(PROVIDED DATA)
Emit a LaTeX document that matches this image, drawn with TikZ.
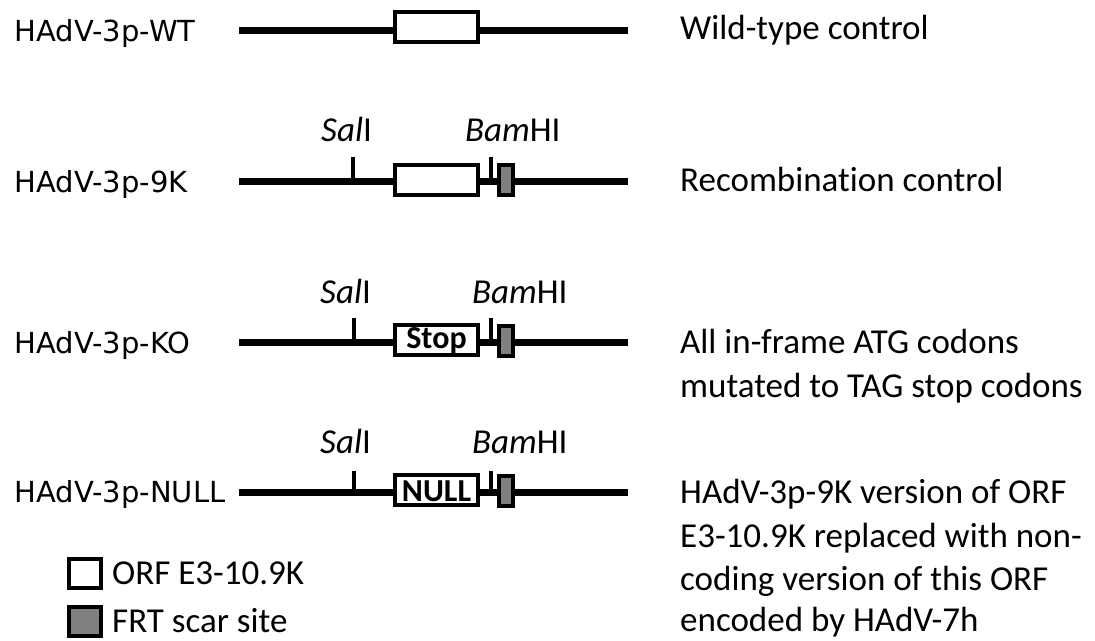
\documentclass[tikz,border=0pt]{standalone}
\usepackage{fontspec}
\setmainfont{Carlito}[Ligatures=NoCommon]
\newfontfamily\labfont{DejaVu Sans}
\definecolor{frtgray}{HTML}{808080}
\begin{document}
\begin{tikzpicture}[x=1pt,y=-1pt,
  dnaline/.style={line width=7pt},
  cuttick/.style={line width=4pt},
  orfbox/.style={draw,line width=4pt,fill=white,minimum width=83pt,minimum height=30pt,inner sep=0pt,outer sep=0pt},
  frtbox/.style={draw,line width=4pt,fill=frtgray,minimum width=14pt,minimum height=30pt,inner sep=0pt,outer sep=0pt},
  legbox/.style={draw,line width=4pt,minimum width=32pt,minimum height=29pt,inner sep=0pt},
  rowlabel/.style={anchor=base west,inner sep=0pt,font=\labfont\fontsize{29}{34}\selectfont},
  desc/.style={anchor=base west,inner sep=0pt,font=\fontsize{35}{42}\selectfont},
  enz/.style={anchor=base west,inner sep=0pt,font=\fontsize{35}{40}\selectfont},
  boxtext/.style={inner sep=0pt,font=\bfseries\fontsize{32}{36}\selectfont}]
\useasboundingbox (0,0) rectangle (1095,640);

% ---- Row 1: WT
\coordinate (a1) at (239,30);
\coordinate (b1) at (628,30);
\draw[dnaline] (a1) -- (b1);
\node[orfbox] (orf1) at (436.5,26.5) {};
\node[rowlabel] (lab1) at (14.5,41) {HAdV-3p-WT};
\node[desc] (d1) at (680,39) {Wild-type control};

% ---- Row 2: 9K
\coordinate (a2) at (239,181);
\coordinate (b2) at (628,181);
\draw[dnaline] (a2) -- (b2);
\coordinate (sal2) at (353,181);
\coordinate (bam2) at (491,181);
\draw[cuttick] (sal2) -- ++(0,-24);
\draw[cuttick] (bam2) -- ++(0,-24);
\node[orfbox] (orf2) at (436.5,179.5) {};
\node[frtbox] (frt2) at (506,180) {};
\node[enz] (s2) at (321,141.5) {\textit{Sal}I};
\node[enz] (h2) at (465,141.5) {\textit{Bam}HI};
\node[rowlabel] (lab2) at (14.5,192) {HAdV-3p-9K};
\node[desc] (d2) at (680,191.5) {Recombination control};

% ---- Row 3: KO
\coordinate (a3) at (239,342);
\coordinate (b3) at (628,342);
\draw[dnaline] (a3) -- (b3);
\coordinate (sal3) at (353.5,342);
\coordinate (bam3) at (491,342);
\draw[cuttick] (sal3) -- ++(0,-24);
\draw[cuttick] (bam3) -- ++(0,-24);
\node[orfbox] (orf3) at (436.5,340) {};
\node[boxtext] at (436.5,341) {Stop};
\node[frtbox] (frt3) at (506,340.5) {};
\node[enz] (s3) at (320,303) {\textit{Sal}I};
\node[enz] (h3) at (472,303) {\textit{Bam}HI};
\node[rowlabel] (lab3) at (14.5,353) {HAdV-3p-KO};
\node[desc] (d3a) at (680,353) {All in-frame ATG codons};
\node[desc] (d3b) at (680,397) {mutated to TAG stop codons};

% ---- Row 4: NULL
\coordinate (a4) at (239,492);
\coordinate (b4) at (628,492);
\draw[dnaline] (a4) -- (b4);
\coordinate (sal4) at (354,492);
\coordinate (bam4) at (491,492);
\draw[cuttick] (sal4) -- ++(0,-21);
\draw[cuttick] (bam4) -- ++(0,-21);
\node[orfbox] (orf4) at (436.5,490) {};
\node[boxtext] at (436.5,491) {NULL};
\node[frtbox] (frt4) at (506,490.5) {};
\node[enz] (s4) at (320,453) {\textit{Sal}I};
\node[enz] (h4) at (472,453) {\textit{Bam}HI};
\node[rowlabel] (lab4) at (14.5,502.5) {HAdV-3p-NULL};
\node[desc] (d4a) at (680,503) {HAdV-3p-9K version of ORF};
\node[desc] (d4b) at (680,547) {E3-10.9K replaced with non-};
\node[desc] (d4c) at (680,590) {coding version of this ORF};
\node[desc] (d4d) at (680,631) {encoded by HAdV-7h};

% ---- Legend
\node[legbox,fill=white] (leg1) at (85,573.5) {};
\node[legbox,fill=frtgray] (leg2) at (85,621.5) {};
\node[desc] (lt1) at (112,584) {ORF E3-10.9K};
\node[desc] (lt2) at (112,632) {FRT scar site};
\end{tikzpicture}
\end{document}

(AIM)
Repeat the data in full and exactly. Omit pictures.

(WRITTEN ANSWER)
Emit a LaTeX document that matches this image, drawn with TikZ.
\documentclass[tikz,border=0pt]{standalone}
\usepackage{fontspec}
\setmainfont{Carlito}[Ligatures=NoCommon]
\newfontfamily\labfont{DejaVu Sans}
\definecolor{frtgray}{HTML}{808080}
\begin{document}
\begin{tikzpicture}[x=1pt,y=-1pt,
  dnaline/.style={line width=7pt},
  cuttick/.style={line width=4pt},
  orfbox/.style={draw,line width=4pt,fill=white,minimum width=83pt,minimum height=30pt,inner sep=0pt,outer sep=0pt},
  frtbox/.style={draw,line width=4pt,fill=frtgray,minimum width=14pt,minimum height=30pt,inner sep=0pt,outer sep=0pt},
  legbox/.style={draw,line width=4pt,minimum width=32pt,minimum height=29pt,inner sep=0pt},
  rowlabel/.style={anchor=base west,inner sep=0pt,font=\labfont\fontsize{29}{34}\selectfont},
  desc/.style={anchor=base west,inner sep=0pt,font=\fontsize{35}{42}\selectfont},
  enz/.style={anchor=base west,inner sep=0pt,font=\fontsize{35}{40}\selectfont},
  boxtext/.style={inner sep=0pt,font=\bfseries\fontsize{32}{36}\selectfont}]
\useasboundingbox (0,0) rectangle (1095,640);

% ---- Row 1: WT
\coordinate (a1) at (239,30);
\coordinate (b1) at (628,30);
\draw[dnaline] (a1) -- (b1);
\node[orfbox] (orf1) at (436.5,26.5) {};
\node[rowlabel] (lab1) at (14.5,41) {HAdV-3p-WT};
\node[desc] (d1) at (680,39) {Wild-type control};

% ---- Row 2: 9K
\coordinate (a2) at (239,181);
\coordinate (b2) at (628,181);
\draw[dnaline] (a2) -- (b2);
\coordinate (sal2) at (353,181);
\coordinate (bam2) at (491,181);
\draw[cuttick] (sal2) -- ++(0,-24);
\draw[cuttick] (bam2) -- ++(0,-24);
\node[orfbox] (orf2) at (436.5,179.5) {};
\node[frtbox] (frt2) at (506,180) {};
\node[enz] (s2) at (321,141.5) {\textit{Sal}I};
\node[enz] (h2) at (465,141.5) {\textit{Bam}HI};
\node[rowlabel] (lab2) at (14.5,192) {HAdV-3p-9K};
\node[desc] (d2) at (680,191.5) {Recombination control};

% ---- Row 3: KO
\coordinate (a3) at (239,342);
\coordinate (b3) at (628,342);
\draw[dnaline] (a3) -- (b3);
\coordinate (sal3) at (353.5,342);
\coordinate (bam3) at (491,342);
\draw[cuttick] (sal3) -- ++(0,-24);
\draw[cuttick] (bam3) -- ++(0,-24);
\node[orfbox] (orf3) at (436.5,340) {};
\node[boxtext] at (436.5,341) {Stop};
\node[frtbox] (frt3) at (506,340.5) {};
\node[enz] (s3) at (320,303) {\textit{Sal}I};
\node[enz] (h3) at (472,303) {\textit{Bam}HI};
\node[rowlabel] (lab3) at (14.5,353) {HAdV-3p-KO};
\node[desc] (d3a) at (680,353) {All in-frame ATG codons};
\node[desc] (d3b) at (680,397) {mutated to TAG stop codons};

% ---- Row 4: NULL
\coordinate (a4) at (239,492);
\coordinate (b4) at (628,492);
\draw[dnaline] (a4) -- (b4);
\coordinate (sal4) at (354,492);
\coordinate (bam4) at (491,492);
\draw[cuttick] (sal4) -- ++(0,-21);
\draw[cuttick] (bam4) -- ++(0,-21);
\node[orfbox] (orf4) at (436.5,490) {};
\node[boxtext] at (436.5,491) {NULL};
\node[frtbox] (frt4) at (506,490.5) {};
\node[enz] (s4) at (320,453) {\textit{Sal}I};
\node[enz] (h4) at (472,453) {\textit{Bam}HI};
\node[rowlabel] (lab4) at (14.5,502.5) {HAdV-3p-NULL};
\node[desc] (d4a) at (680,503) {HAdV-3p-9K version of ORF};
\node[desc] (d4b) at (680,547) {E3-10.9K replaced with non-};
\node[desc] (d4c) at (680,590) {coding version of this ORF};
\node[desc] (d4d) at (680,631) {encoded by HAdV-7h};

% ---- Legend
\node[legbox,fill=white] (leg1) at (85,573.5) {};
\node[legbox,fill=frtgray] (leg2) at (85,621.5) {};
\node[desc] (lt1) at (112,584) {ORF E3-10.9K};
\node[desc] (lt2) at (112,632) {FRT scar site};
\end{tikzpicture}
\end{document}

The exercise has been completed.